Problem statement -> Type out the data exactly as given. Skip any image.

Data block ->
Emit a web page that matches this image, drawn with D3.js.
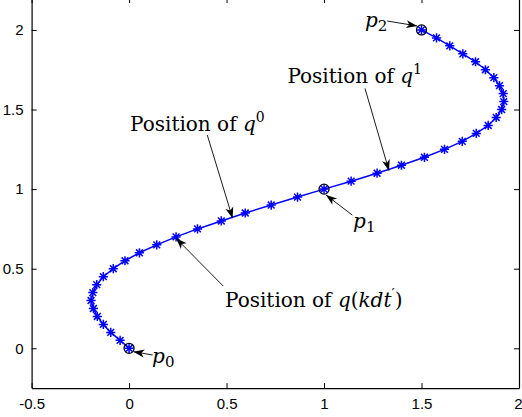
<!DOCTYPE html>
<html>
<head>
<meta charset="utf-8">
<script src="https://cdn.jsdelivr.net/npm/d3@7"></script>
<style>
  body { margin: 0; background: #fff; }
</style>
</head>
<body>
<div id="chart"></div>
<script>
// trajectory samples q(k dt')
const pathX = [0, -0.046, -0.094, -0.132, -0.163, -0.183, -0.195, -0.186, -0.166, -0.132,
  -0.081, -0.021, 0.053, 0.142, 0.241, 0.351, 0.473, 0.596, 0.729, 0.864,
  1.0, 1.139, 1.272, 1.397, 1.515, 1.618, 1.709, 1.781, 1.842, 1.883,
  1.911, 1.922, 1.919, 1.900, 1.871, 1.828, 1.777, 1.712, 1.645, 1.577, 1.5];
const pathY = [0, 0.05, 0.10, 0.15, 0.20, 0.25, 0.30, 0.35, 0.40, 0.45,
  0.50, 0.55, 0.60, 0.65, 0.70, 0.75, 0.80, 0.85, 0.90, 0.95,
  1.00, 1.05, 1.10, 1.15, 1.20, 1.25, 1.30, 1.35, 1.40, 1.45,
  1.50, 1.55, 1.60, 1.65, 1.70, 1.75, 1.80, 1.85, 1.90, 1.95, 2.00];

// waypoints p0, p1, p2
const ctrlX = [0, 1, 1.5];
const ctrlY = [0, 1, 2];

const xTicks = [-0.5, 0, 0.5, 1, 1.5, 2];
const xTickLabels = ["-0.5", "0", "0.5", "1", "1.5", "2"];
const yTicks = [0, 0.5, 1, 1.5, 2];
const yTickLabels = ["0", "0.5", "1", "1.5", "2"];

// annotation texts (in data units) and arrows
const labelText = ["q0", "q1", "qk", "p2", "p1", "p0"];
const labelX = [0.005, 0.812, 0.492, 1.210, 1.149, 0.118];
const labelY = [1.365, 1.665, 0.259, 2.02, 0.754, -0.09];
const arrowFrom = [[0.401, 1.340], [1.210, 1.633], [0.483, 0.391], [1.324, 2.056], [1.145, 0.837], [0.121, -0.042]];
const arrowTo = [[0.531, 0.817], [1.333, 1.116], [0.241, 0.691], [1.478, 2.025], [1.010, 0.963], [0.022, -0.021]];

const W = 522, H = 417;
const serif = "DejaVu Serif";
const sans = "Liberation Sans";

const svg = d3.select("#chart").append("svg")
  .attr("width", W).attr("height", H);

const x = d3.scaleLinear().domain([-0.5, 2]).range([31.6, 519]);
const y = d3.scaleLinear().domain([-0.25, 2.2]).range([388.1, -1.9]);

// arrow head
svg.append("defs").append("marker")
  .attr("id", "head")
  .attr("markerUnits", "userSpaceOnUse")
  .attr("viewBox", "-12 -6 14 12")
  .attr("markerWidth", 14).attr("markerHeight", 12)
  .attr("refX", 0).attr("refY", 0)
  .attr("orient", "auto")
  .append("path")
    .attr("d", "M0,0 L-11,-4 L-8,0 L-11,4 Z")
    .attr("fill", "#000");

// axes box
const fmtX = (d, i) => xTickLabels[i];
const fmtY = (d, i) => yTickLabels[i];
const xAxis = svg.append("g").attr("transform", `translate(0,${y(-0.25)})`)
  .call(d3.axisBottom(x).tickValues(xTicks).tickFormat(fmtX).tickSizeInner(-5).tickSizeOuter(0).tickPadding(10));
svg.append("g").attr("transform", `translate(0,${y(2.2)})`)
  .call(d3.axisTop(x).tickValues(xTicks).tickFormat("").tickSizeInner(-5).tickSizeOuter(0));
svg.append("g").attr("transform", `translate(${x(-0.5)},0)`)
  .call(d3.axisLeft(y).tickValues(yTicks).tickFormat(fmtY).tickSizeInner(-5).tickSizeOuter(0).tickPadding(8));
svg.append("g").attr("transform", `translate(${x(2)},0)`)
  .call(d3.axisRight(y).tickValues(yTicks).tickFormat("").tickSizeInner(-5).tickSizeOuter(0));
svg.selectAll(".domain").attr("stroke", "#000").attr("stroke-width", 1.2);
svg.selectAll(".tick line").attr("stroke", "#000");
svg.selectAll(".tick text").attr("fill", "#000")
  .attr("font-family", sans).attr("font-size", 15);
// last x label sits at the clipped right edge, pull it inside
xAxis.selectAll(".tick text").filter((d, i) => i === xTicks.length - 1)
  .attr("text-anchor", "end").attr("x", 3);

// trajectory line
const pts = pathX.map((v, i) => [v, pathY[i]]);
svg.append("path")
  .datum(pts)
  .attr("fill", "none")
  .attr("stroke", "#0000ff")
  .attr("stroke-width", 1.5)
  .attr("d", d3.line().x(d => x(d[0])).y(d => y(d[1])));

// circles at waypoints
svg.selectAll("circle.ctrl")
  .data(ctrlX)
  .join("circle")
    .attr("class", "ctrl")
    .attr("cx", d => x(d))
    .attr("cy", (d, i) => y(ctrlY[i]))
    .attr("r", 5)
    .attr("fill", "none")
    .attr("stroke", "#000")
    .attr("stroke-width", 1.3);

// asterisk markers
const s = 4.6, sd = 3.4;
const starPath = `M${-s},0L${s},0M0,${-s}L0,${s}M${-sd},${-sd}L${sd},${sd}M${-sd},${sd}L${sd},${-sd}`;
svg.selectAll("path.star")
  .data(pts)
  .join("path")
    .attr("class", "star")
    .attr("transform", d => `translate(${x(d[0])},${y(d[1])})`)
    .attr("d", starPath)
    .attr("stroke", "#0000ff")
    .attr("stroke-width", 1.5)
    .attr("fill", "none");

// arrows
svg.selectAll("line.arrow")
  .data(arrowFrom)
  .join("line")
    .attr("class", "arrow")
    .attr("x1", d => x(d[0])).attr("y1", d => y(d[1]))
    .attr("x2", (d, i) => x(arrowTo[i][0])).attr("y2", (d, i) => y(arrowTo[i][1]))
    .attr("stroke", "#000")
    .attr("stroke-width", 0.9)
    .attr("marker-end", "url(#head)");

// labels
function addLabel(key, i) {
  const t = svg.append("text")
    .attr("font-family", serif).attr("font-size", 20).attr("fill", "#000")
    .attr("x", x(labelX[i])).attr("y", y(labelY[i]));
  if (key === "q0" || key === "q1") {
    t.append("tspan").text("Position of ");
    t.append("tspan").attr("font-style", "italic").text("q");
    t.append("tspan").attr("font-size", 14).attr("dy", -9).text(key[1]);
  } else if (key === "qk") {
    t.append("tspan").text("Position of ");
    t.append("tspan").attr("font-style", "italic").text("q");
    t.append("tspan").text("(");
    t.append("tspan").attr("font-style", "italic").text("kdt");
    t.append("tspan").attr("font-size", 14).attr("dy", -8).text("\u2032");
    t.append("tspan").attr("dy", 8).text(")");
  } else {
    t.append("tspan").attr("font-style", "italic").text("p");
    t.append("tspan").attr("font-size", 15).attr("dy", 4).text(key[1]);
  }
}
labelText.forEach(addLabel);
</script>
</body>
</html>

Exercise response ->
Emit a web page that matches this image, drawn with D3.js.
<!DOCTYPE html>
<html>
<head>
<meta charset="utf-8">
<script src="https://cdn.jsdelivr.net/npm/d3@7"></script>
<style>
  body { margin: 0; background: #fff; }
</style>
</head>
<body>
<div id="chart"></div>
<script>
// trajectory samples q(k dt')
const pathX = [0, -0.046, -0.094, -0.132, -0.163, -0.183, -0.195, -0.186, -0.166, -0.132,
  -0.081, -0.021, 0.053, 0.142, 0.241, 0.351, 0.473, 0.596, 0.729, 0.864,
  1.0, 1.139, 1.272, 1.397, 1.515, 1.618, 1.709, 1.781, 1.842, 1.883,
  1.911, 1.922, 1.919, 1.900, 1.871, 1.828, 1.777, 1.712, 1.645, 1.577, 1.5];
const pathY = [0, 0.05, 0.10, 0.15, 0.20, 0.25, 0.30, 0.35, 0.40, 0.45,
  0.50, 0.55, 0.60, 0.65, 0.70, 0.75, 0.80, 0.85, 0.90, 0.95,
  1.00, 1.05, 1.10, 1.15, 1.20, 1.25, 1.30, 1.35, 1.40, 1.45,
  1.50, 1.55, 1.60, 1.65, 1.70, 1.75, 1.80, 1.85, 1.90, 1.95, 2.00];

// waypoints p0, p1, p2
const ctrlX = [0, 1, 1.5];
const ctrlY = [0, 1, 2];

const xTicks = [-0.5, 0, 0.5, 1, 1.5, 2];
const xTickLabels = ["-0.5", "0", "0.5", "1", "1.5", "2"];
const yTicks = [0, 0.5, 1, 1.5, 2];
const yTickLabels = ["0", "0.5", "1", "1.5", "2"];

// annotation texts (in data units) and arrows
const labelText = ["q0", "q1", "qk", "p2", "p1", "p0"];
const labelX = [0.005, 0.812, 0.492, 1.210, 1.149, 0.118];
const labelY = [1.365, 1.665, 0.259, 2.02, 0.754, -0.09];
const arrowFrom = [[0.401, 1.340], [1.210, 1.633], [0.483, 0.391], [1.324, 2.056], [1.145, 0.837], [0.121, -0.042]];
const arrowTo = [[0.531, 0.817], [1.333, 1.116], [0.241, 0.691], [1.478, 2.025], [1.010, 0.963], [0.022, -0.021]];

const W = 522, H = 417;
const serif = "DejaVu Serif";
const sans = "Liberation Sans";

const svg = d3.select("#chart").append("svg")
  .attr("width", W).attr("height", H);

const x = d3.scaleLinear().domain([-0.5, 2]).range([31.6, 519]);
const y = d3.scaleLinear().domain([-0.25, 2.2]).range([388.1, -1.9]);

// arrow head
svg.append("defs").append("marker")
  .attr("id", "head")
  .attr("markerUnits", "userSpaceOnUse")
  .attr("viewBox", "-12 -6 14 12")
  .attr("markerWidth", 14).attr("markerHeight", 12)
  .attr("refX", 0).attr("refY", 0)
  .attr("orient", "auto")
  .append("path")
    .attr("d", "M0,0 L-11,-4 L-8,0 L-11,4 Z")
    .attr("fill", "#000");

// axes box
const fmtX = (d, i) => xTickLabels[i];
const fmtY = (d, i) => yTickLabels[i];
const xAxis = svg.append("g").attr("transform", `translate(0,${y(-0.25)})`)
  .call(d3.axisBottom(x).tickValues(xTicks).tickFormat(fmtX).tickSizeInner(-5).tickSizeOuter(0).tickPadding(10));
svg.append("g").attr("transform", `translate(0,${y(2.2)})`)
  .call(d3.axisTop(x).tickValues(xTicks).tickFormat("").tickSizeInner(-5).tickSizeOuter(0));
svg.append("g").attr("transform", `translate(${x(-0.5)},0)`)
  .call(d3.axisLeft(y).tickValues(yTicks).tickFormat(fmtY).tickSizeInner(-5).tickSizeOuter(0).tickPadding(8));
svg.append("g").attr("transform", `translate(${x(2)},0)`)
  .call(d3.axisRight(y).tickValues(yTicks).tickFormat("").tickSizeInner(-5).tickSizeOuter(0));
svg.selectAll(".domain").attr("stroke", "#000").attr("stroke-width", 1.2);
svg.selectAll(".tick line").attr("stroke", "#000");
svg.selectAll(".tick text").attr("fill", "#000")
  .attr("font-family", sans).attr("font-size", 15);
// last x label sits at the clipped right edge, pull it inside
xAxis.selectAll(".tick text").filter((d, i) => i === xTicks.length - 1)
  .attr("text-anchor", "end").attr("x", 3);

// trajectory line
const pts = pathX.map((v, i) => [v, pathY[i]]);
svg.append("path")
  .datum(pts)
  .attr("fill", "none")
  .attr("stroke", "#0000ff")
  .attr("stroke-width", 1.5)
  .attr("d", d3.line().x(d => x(d[0])).y(d => y(d[1])));

// circles at waypoints
svg.selectAll("circle.ctrl")
  .data(ctrlX)
  .join("circle")
    .attr("class", "ctrl")
    .attr("cx", d => x(d))
    .attr("cy", (d, i) => y(ctrlY[i]))
    .attr("r", 5)
    .attr("fill", "none")
    .attr("stroke", "#000")
    .attr("stroke-width", 1.3);

// asterisk markers
const s = 4.6, sd = 3.4;
const starPath = `M${-s},0L${s},0M0,${-s}L0,${s}M${-sd},${-sd}L${sd},${sd}M${-sd},${sd}L${sd},${-sd}`;
svg.selectAll("path.star")
  .data(pts)
  .join("path")
    .attr("class", "star")
    .attr("transform", d => `translate(${x(d[0])},${y(d[1])})`)
    .attr("d", starPath)
    .attr("stroke", "#0000ff")
    .attr("stroke-width", 1.5)
    .attr("fill", "none");

// arrows
svg.selectAll("line.arrow")
  .data(arrowFrom)
  .join("line")
    .attr("class", "arrow")
    .attr("x1", d => x(d[0])).attr("y1", d => y(d[1]))
    .attr("x2", (d, i) => x(arrowTo[i][0])).attr("y2", (d, i) => y(arrowTo[i][1]))
    .attr("stroke", "#000")
    .attr("stroke-width", 0.9)
    .attr("marker-end", "url(#head)");

// labels
function addLabel(key, i) {
  const t = svg.append("text")
    .attr("font-family", serif).attr("font-size", 20).attr("fill", "#000")
    .attr("x", x(labelX[i])).attr("y", y(labelY[i]));
  if (key === "q0" || key === "q1") {
    t.append("tspan").text("Position of ");
    t.append("tspan").attr("font-style", "italic").text("q");
    t.append("tspan").attr("font-size", 14).attr("dy", -9).text(key[1]);
  } else if (key === "qk") {
    t.append("tspan").text("Position of ");
    t.append("tspan").attr("font-style", "italic").text("q");
    t.append("tspan").text("(");
    t.append("tspan").attr("font-style", "italic").text("kdt");
    t.append("tspan").attr("font-size", 14).attr("dy", -8).text("\u2032");
    t.append("tspan").attr("dy", 8).text(")");
  } else {
    t.append("tspan").attr("font-style", "italic").text("p");
    t.append("tspan").attr("font-size", 15).attr("dy", 4).text(key[1]);
  }
}
labelText.forEach(addLabel);
</script>
</body>
</html>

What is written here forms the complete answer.